Challenge
Pick out the lines below that include the string "matplotlib".

Code that draws figures:
((

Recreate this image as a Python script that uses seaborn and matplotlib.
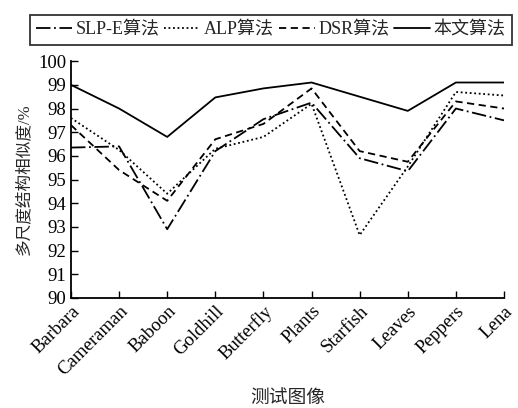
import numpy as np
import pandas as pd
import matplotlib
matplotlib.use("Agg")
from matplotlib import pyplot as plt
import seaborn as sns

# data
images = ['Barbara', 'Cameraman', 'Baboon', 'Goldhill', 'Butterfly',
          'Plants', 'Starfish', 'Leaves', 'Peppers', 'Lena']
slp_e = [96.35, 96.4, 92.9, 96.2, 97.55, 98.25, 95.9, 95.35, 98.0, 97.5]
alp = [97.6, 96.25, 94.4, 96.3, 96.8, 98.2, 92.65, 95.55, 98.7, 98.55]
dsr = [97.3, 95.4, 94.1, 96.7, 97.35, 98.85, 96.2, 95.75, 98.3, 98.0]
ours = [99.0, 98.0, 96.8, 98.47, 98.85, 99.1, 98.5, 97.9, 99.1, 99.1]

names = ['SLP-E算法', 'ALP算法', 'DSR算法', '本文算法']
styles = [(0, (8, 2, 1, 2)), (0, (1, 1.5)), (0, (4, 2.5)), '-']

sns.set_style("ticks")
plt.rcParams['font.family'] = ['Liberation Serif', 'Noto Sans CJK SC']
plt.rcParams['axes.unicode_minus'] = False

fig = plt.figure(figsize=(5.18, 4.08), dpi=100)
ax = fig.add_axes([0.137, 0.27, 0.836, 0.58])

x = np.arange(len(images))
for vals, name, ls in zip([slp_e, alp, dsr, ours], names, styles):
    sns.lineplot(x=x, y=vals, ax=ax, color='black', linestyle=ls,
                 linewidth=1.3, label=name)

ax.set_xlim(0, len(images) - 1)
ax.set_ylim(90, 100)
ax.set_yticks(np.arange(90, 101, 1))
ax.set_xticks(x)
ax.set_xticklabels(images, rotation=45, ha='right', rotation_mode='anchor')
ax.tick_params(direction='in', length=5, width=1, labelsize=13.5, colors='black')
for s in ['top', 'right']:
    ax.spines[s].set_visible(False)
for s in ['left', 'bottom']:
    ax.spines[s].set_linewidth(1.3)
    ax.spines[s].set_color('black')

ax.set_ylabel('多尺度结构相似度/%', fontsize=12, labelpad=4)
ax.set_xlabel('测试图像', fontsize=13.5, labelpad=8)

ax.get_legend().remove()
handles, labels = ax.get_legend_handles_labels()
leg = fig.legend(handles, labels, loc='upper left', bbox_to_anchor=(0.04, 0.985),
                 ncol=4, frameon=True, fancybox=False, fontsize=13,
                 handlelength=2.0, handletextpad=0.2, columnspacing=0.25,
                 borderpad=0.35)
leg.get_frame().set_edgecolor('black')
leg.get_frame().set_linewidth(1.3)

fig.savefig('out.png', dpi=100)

))
((

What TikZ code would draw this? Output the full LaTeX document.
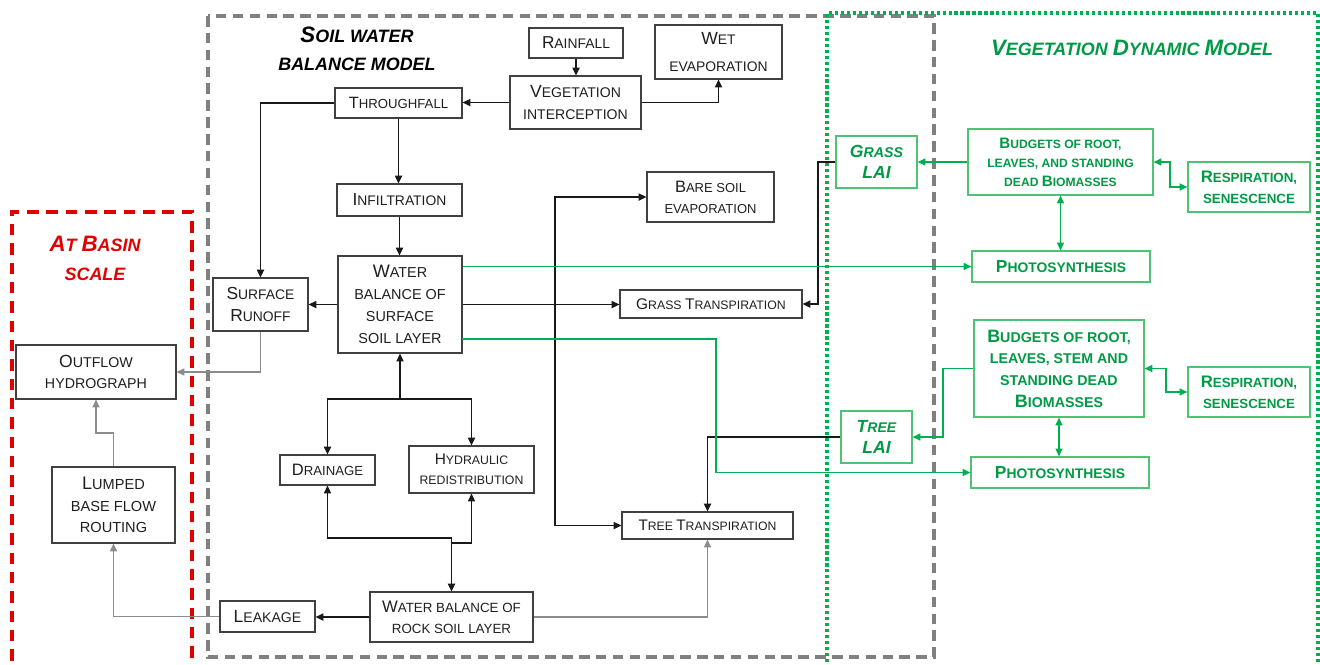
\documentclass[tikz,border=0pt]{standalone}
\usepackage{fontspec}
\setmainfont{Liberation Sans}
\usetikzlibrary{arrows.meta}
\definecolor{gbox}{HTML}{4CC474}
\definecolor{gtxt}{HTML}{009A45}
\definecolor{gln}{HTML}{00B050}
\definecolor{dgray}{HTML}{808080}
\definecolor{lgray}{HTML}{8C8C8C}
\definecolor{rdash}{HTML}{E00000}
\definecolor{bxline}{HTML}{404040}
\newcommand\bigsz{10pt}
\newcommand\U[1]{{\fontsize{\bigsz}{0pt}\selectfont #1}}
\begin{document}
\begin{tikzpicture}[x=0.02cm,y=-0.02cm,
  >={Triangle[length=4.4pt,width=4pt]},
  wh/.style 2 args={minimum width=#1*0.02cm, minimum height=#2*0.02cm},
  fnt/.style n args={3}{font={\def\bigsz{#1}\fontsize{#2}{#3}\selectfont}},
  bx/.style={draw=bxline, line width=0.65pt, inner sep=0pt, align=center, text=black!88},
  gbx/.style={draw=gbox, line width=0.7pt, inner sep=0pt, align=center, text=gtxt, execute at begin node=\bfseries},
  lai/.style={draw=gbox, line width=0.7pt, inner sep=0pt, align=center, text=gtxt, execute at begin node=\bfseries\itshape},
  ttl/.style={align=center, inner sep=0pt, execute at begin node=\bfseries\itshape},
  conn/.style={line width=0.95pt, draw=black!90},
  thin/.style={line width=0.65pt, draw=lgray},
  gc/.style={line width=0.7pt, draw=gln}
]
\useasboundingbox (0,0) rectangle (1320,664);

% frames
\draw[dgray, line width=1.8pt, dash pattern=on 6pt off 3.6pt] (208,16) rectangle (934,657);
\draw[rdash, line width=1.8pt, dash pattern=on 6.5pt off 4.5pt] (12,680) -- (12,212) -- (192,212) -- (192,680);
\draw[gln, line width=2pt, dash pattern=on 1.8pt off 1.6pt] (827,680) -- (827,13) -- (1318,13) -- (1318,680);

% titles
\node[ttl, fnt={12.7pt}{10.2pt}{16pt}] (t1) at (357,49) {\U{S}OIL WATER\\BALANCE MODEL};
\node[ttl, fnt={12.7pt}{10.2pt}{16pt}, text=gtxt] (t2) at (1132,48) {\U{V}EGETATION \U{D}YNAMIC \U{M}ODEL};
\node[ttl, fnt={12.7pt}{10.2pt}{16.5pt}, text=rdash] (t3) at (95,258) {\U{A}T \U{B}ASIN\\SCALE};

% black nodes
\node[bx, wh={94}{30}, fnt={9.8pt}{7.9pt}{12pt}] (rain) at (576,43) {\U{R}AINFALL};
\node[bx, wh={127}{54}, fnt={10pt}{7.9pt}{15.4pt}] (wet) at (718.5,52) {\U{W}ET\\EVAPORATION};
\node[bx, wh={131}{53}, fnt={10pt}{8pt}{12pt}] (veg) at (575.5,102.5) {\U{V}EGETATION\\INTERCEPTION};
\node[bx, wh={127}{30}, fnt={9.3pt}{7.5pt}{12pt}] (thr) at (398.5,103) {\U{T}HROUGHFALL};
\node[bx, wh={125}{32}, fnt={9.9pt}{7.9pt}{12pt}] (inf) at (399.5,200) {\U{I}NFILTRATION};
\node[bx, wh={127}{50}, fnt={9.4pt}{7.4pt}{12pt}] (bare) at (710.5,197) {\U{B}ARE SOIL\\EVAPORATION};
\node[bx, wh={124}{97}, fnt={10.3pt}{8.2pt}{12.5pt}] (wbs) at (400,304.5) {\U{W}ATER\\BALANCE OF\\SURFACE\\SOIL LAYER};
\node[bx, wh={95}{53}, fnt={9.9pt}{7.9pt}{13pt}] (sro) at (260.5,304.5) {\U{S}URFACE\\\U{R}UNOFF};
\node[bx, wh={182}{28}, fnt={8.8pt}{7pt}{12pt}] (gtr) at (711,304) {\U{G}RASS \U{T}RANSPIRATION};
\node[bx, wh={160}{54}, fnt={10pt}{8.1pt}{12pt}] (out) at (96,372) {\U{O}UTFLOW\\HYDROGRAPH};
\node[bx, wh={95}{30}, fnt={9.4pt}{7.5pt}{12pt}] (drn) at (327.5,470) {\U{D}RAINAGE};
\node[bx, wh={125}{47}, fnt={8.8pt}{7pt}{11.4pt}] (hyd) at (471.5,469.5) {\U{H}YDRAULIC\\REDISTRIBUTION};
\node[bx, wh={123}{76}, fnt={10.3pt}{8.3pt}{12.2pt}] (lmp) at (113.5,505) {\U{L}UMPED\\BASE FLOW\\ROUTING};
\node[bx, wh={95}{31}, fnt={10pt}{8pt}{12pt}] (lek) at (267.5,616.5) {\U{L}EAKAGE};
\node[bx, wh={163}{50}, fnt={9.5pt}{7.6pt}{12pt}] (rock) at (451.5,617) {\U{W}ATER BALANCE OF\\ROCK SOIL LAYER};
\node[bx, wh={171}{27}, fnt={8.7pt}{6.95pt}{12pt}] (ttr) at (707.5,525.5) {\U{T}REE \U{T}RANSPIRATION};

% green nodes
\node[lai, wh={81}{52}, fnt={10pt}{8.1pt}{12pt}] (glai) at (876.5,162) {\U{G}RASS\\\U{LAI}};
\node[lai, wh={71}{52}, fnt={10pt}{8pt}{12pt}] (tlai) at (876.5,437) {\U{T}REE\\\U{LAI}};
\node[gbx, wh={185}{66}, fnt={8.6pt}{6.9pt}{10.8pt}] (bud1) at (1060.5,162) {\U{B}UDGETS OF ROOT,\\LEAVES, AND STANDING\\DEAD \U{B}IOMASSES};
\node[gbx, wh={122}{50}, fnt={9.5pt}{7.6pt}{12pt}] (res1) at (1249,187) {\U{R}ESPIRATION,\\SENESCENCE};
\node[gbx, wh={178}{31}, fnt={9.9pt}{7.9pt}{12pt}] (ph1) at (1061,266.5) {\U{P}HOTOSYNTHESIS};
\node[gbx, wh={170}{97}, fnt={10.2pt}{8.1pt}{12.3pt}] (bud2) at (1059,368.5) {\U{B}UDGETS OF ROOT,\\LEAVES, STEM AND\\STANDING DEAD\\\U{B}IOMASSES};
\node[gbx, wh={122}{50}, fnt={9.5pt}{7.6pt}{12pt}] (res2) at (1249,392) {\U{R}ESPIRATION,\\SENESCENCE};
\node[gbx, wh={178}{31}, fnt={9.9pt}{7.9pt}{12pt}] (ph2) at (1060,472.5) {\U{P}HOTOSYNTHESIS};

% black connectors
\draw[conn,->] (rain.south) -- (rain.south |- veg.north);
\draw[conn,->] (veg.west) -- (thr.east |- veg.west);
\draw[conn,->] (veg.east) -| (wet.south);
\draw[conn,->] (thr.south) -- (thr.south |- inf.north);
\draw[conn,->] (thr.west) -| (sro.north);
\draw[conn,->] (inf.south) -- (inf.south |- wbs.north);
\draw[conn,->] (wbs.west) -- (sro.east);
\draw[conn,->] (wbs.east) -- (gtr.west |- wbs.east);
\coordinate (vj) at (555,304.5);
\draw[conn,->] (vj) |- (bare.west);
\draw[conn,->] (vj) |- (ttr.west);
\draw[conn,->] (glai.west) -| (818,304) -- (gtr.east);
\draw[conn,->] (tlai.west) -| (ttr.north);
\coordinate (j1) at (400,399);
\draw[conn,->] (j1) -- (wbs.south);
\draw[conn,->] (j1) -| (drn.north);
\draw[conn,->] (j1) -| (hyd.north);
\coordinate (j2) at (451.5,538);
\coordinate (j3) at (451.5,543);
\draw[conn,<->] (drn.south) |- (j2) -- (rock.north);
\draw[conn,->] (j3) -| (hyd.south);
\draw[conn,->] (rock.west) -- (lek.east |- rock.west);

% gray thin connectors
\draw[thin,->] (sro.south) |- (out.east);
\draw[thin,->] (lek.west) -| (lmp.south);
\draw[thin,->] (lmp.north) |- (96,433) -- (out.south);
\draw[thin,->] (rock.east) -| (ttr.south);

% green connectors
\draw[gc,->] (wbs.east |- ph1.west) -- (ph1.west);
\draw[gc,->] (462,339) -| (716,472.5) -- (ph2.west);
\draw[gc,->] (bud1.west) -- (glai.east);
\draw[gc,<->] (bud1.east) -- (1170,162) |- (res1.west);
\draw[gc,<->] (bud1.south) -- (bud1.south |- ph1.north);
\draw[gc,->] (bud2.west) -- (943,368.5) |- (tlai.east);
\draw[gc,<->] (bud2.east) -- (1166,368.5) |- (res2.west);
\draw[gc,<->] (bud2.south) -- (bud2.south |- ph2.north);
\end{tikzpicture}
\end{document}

))

Final answer
Recreate this image as a Python script that uses seaborn and matplotlib.
import matplotlib
matplotlib.use("Agg")
from matplotlib import pyplot as plt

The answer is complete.